Problematisch ist es, wenn Sozialhilfe darlehensweise gewährt wurde. Dann kommt eine Überleitung nicht in Betracht, wenn diese mit einer "Übersicherung" des Sozialhilfeträgers einhergeht. Ist eine Übersicherung aber nicht zu besorgen, insbesondere weil sich herausstellt, dass der Sozialhilfeempfänger das Darlehen nicht zurückzahlt, so kann der Sozialhilfeträger auch bei darlehensweiser Sozialhilfegewährung überleiten (LSG Berlin-Brandenburg, Beschluss v. 16.8.2007, L 23 B 150/07 SO ER m. w. N.).

Soweit Leistungen zugunsten des Leistungsberechtigten bewilligt worden sind, ist Abs. 1 Satz 1 einschlägig. Nach Abs. 1 Satz 2 werden Leistungen an den nicht getrennt lebenden Ehegatten oder Lebenspartner und dessen minderjährige unverheiratete Kinder in die Überleitung einbezogen, soweit der Sozialhilfeträger diese Leistungen gleichzeitig, also neben denen an den Leistungsberechtigten erbringt. Auch im Rahmen von Abs. 1 Satz 2 wird die Überleitung nicht nur wegen Leistungen der Hilfe zum Lebensunterhalt i. S. d. Kapitels 3 ermöglicht, sondern auch wegen Grundsicherungsleistungen nach dem Kapitel 4. Dies hat der Gesetzgeber durch das Gesetz zur Änderung des SGB XII und anderer Gesetze v. 2.12.2006 klargestellt (BT-Drs. 16/2711 S. 12).

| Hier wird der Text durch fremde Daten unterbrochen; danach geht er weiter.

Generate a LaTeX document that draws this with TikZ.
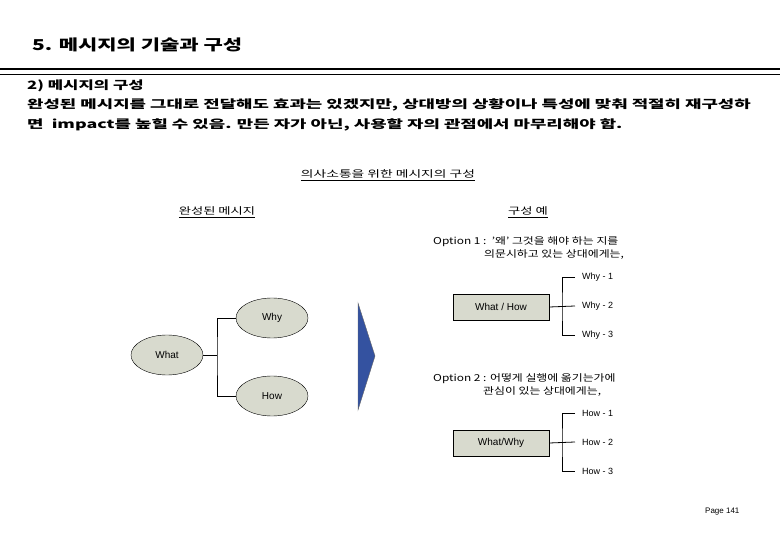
\documentclass[tikz,border=0pt]{standalone}
\usepackage{fontspec}
\setmainfont{Noto Sans CJK KR}
\newfontfamily\lat{Liberation Sans}
\usetikzlibrary{shapes.geometric,calc}
\newcommand{\wx}[2]{\scalebox{#1}[1]{#2}}
\begin{document}
\begin{tikzpicture}[x=1pt,y=-1pt,
  ell/.style={draw,ellipse,fill=ellfill,minimum width=72pt,minimum height=40pt,font=\lat\fontsize{10}{12}\selectfont},
  boxx/.style={draw,fill=ellfill,minimum width=96pt,minimum height=26pt,font=\lat\fontsize{10}{12}\selectfont},
  sm/.style={font=\fontsize{9.5}{10}\selectfont,anchor=west,inner sep=0pt},
  lbl/.style={font=\lat\fontsize{9}{10}\selectfont,anchor=west,inner sep=0pt},
  bd/.style={anchor=west,inner sep=0pt,font=\bfseries\fontsize{11.5}{14}\selectfont},
  ln/.style={line width=0.8pt}]
\definecolor{ellfill}{RGB}{216,218,206}
\definecolor{tri}{RGB}{52,82,160}
\useasboundingbox (0,0) rectangle (780,540);
\node[anchor=west,inner sep=0pt,font=\bfseries\fontsize{15}{18}\selectfont] (title) at (32,45) {\wx{1.4}{5. 메시지의 기술과 구성}};
\draw[line width=2.5pt] (0,69) -- (780,69);
\draw[line width=0.8pt] (0,74) -- (780,74);
\node[bd] (h2) at (27,86) {\wx{1.45}{2) 메시지의 구성}};
\node[bd] (l1) at (27,105) {\wx{1.55}{완성된 메시지를 그대로 전달해도 효과는 있겠지만, 상대방의 상황이나 특성에 맞춰 적절히 재구성하}};
\node[bd] (l2) at (27,125) {\wx{1.55}{면\ \ impact를 높힐 수 있음. 만든 자가 아닌, 사용할 자의 관점에서 마무리해야 함.}};
\node[inner sep=0pt,font=\fontsize{9.5}{10}\selectfont] (cap) at (388,175) {\wx{1.45}{\underline{의사소통을 위한 메시지의 구성}}};
\node[inner sep=0pt,font=\fontsize{9.5}{10}\selectfont] (c1) at (217,212) {\wx{1.4}{\underline{완성된 메시지}}};
\node[inner sep=0pt,font=\fontsize{9.5}{10}\selectfont] (c2) at (528,212) {\wx{1.4}{\underline{구성 예}}};
\node[ell] (why) at (272,318) {Why};
\node[ell] (what) at (167,355) {What};
\node[ell] (how) at (272,396) {How};
\coordinate (j1) at (217,355);
\draw[ln] (what.east) -- (j1) (why.west) -| (j1) |- (how.west);
\fill[tri,draw=black!60] (358,303) -- (375,356) -- (358,410) -- cycle;
\node[sm] (o1) at (433,242) {\wx{1.25}{Option 1 :\ \ '왜' 그것을 해야 하는 지를}};
\node[sm] (o1b) at (484,254) {\wx{1.25}{의문시하고 있는 상대에게는,}};
\node[boxx] (wh) at (501,307) {What / How};
\node[lbl] (y1) at (582,277) {Why - 1};
\node[lbl] (y2) at (582,306) {Why - 2};
\node[lbl] (y3) at (582,335) {Why - 3};
\coordinate (j2) at (562,307);
\draw[ln] (wh.east) -- ($(y2.west)+(-7,0)$);
\draw[ln] ($(y1.west)+(-7,0)$) -| (j2) |- ($(y3.west)+(-7,0)$);
\node[sm] (o2) at (433,379) {\wx{1.25}{Option 2 : 어떻게 실행에 옮기는가에}};
\node[sm] (o2b) at (483,391) {\wx{1.25}{관심이 있는 상대에게는,}};
\node[boxx] (ww) at (501,443) {What/Why};
\node[lbl] (h1) at (582,413) {How - 1};
\node[lbl] (h2n) at (582,442) {How - 2};
\node[lbl] (h3) at (582,471) {How - 3};
\coordinate (j3) at (562,443);
\draw[ln] (ww.east) -- ($(h2n.west)+(-7,0)$);
\draw[ln] ($(h1.west)+(-7,0)$) -| (j3) |- ($(h3.west)+(-7,0)$);
\node[lbl,font=\lat\fontsize{8}{10}\selectfont] (pg) at (705,512) {Page 141};
\end{tikzpicture}
\end{document}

Eine Überleitung nach § 93 ist grundsätzlich auch möglich, wenn Leistungen nach dem BSHG erbracht worden sind; denn § 93 knüpft im Wesentlichen an die Vorgängervorschrift des § 90 BSHG an, so dass mangels inhaltlicher Rechtsänderung kein entgegenstehender Vertrauensschutz gegeben ist (LSG NRW, Beschluss v. 9.11.2005, L 20 12 B 38/05 SO ER). Eine Einschränkung gilt aber für Ansprüche des Lebenspartners gegen Dritte. Einer Überleitung dieser Ansprüche steht im Hinblick auf nach dem BSHG erbrachte Leistungen Vertrauensschutz entgegen, weil dies nach der Vorgängervorschrift des § 90 BSHG nicht möglich gewesen ist (Rückwirkungsverbot, vgl. auch LSG NRW, a. a. O.).

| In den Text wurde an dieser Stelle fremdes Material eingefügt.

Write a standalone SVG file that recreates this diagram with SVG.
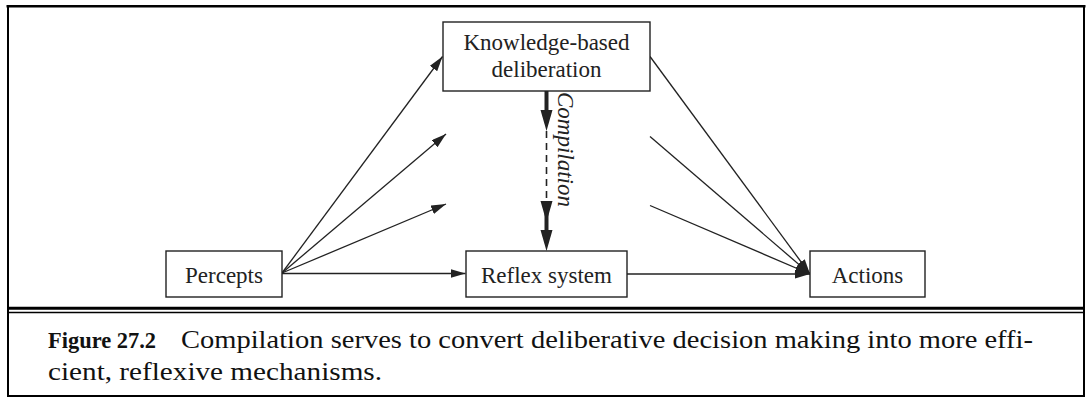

Auf die Rechtmäßigkeit der Leistungsgewährung kommt es nicht an, da der Nachrang im Interesse der Allgemeinheit auch bei rechtswidriger Leistungsgewährung herzustellen ist (BVerwG, Urteil v. 4.6.1992, a. a. O.), wobei eine Ausnahme für den Fall angenommen wird, dass Belange des Drittverpflichteten in unzulässiger Weise verkürzt werden (LSG Nordrhein-Westfalen, Beschluss v. 20.12.2006, L 20 B 135/06 SO ER, Rz. 20; Armbruster, in: jurisPK-SGB XII, § 93 Rz. 43; H. Schellhorn, in: Schellhorn/Hohm/Scheider, SGB XII, § 93 Rz. 29; Wahrendorf, in: Grube/Wahrendorf, SGB XII, § 93 Rz. 9; Wolf, in: Fichnter/Wenzel, SGB XII, § 93 Rz. 9; a. A. Kiss, in: Mergler/Zink, SGB XII, § 93 Rz. 14; Kirchhoff, in: Hauck/Noftz, SGB XII, § 93 Rz. 29; Münder, in: Bieritz-Harder/Conradis/Thie, LPK-SGB XII, § 93 Rz. 14 f.; Rodert/Martin, ZfF 2013 S. 265, 266) und der Drittverpflichtete aus einem Fehler des Sozialhilfeträgers keinen Vorteil erlangen soll (LSG Hessen, Beschluss v. 1.11.2007, L 9 SO 79/07 ER, SAR 2008 S. 14). Liegt aber ein bestandskräftiger Bescheid über die Rücknahme und die Rückforderung nach §§ 45, 50 SGB X vor, scheidet eine Überleitung nach § 93 SGB XII aus, da es einer Durchsetzung des Nachrangs der Sozialhilfe in diesem Fall nicht bedarf (LSG Baden-Württemberg, Urteil v. 22.7.2010, L 7 SO 853/09, Rz. 31).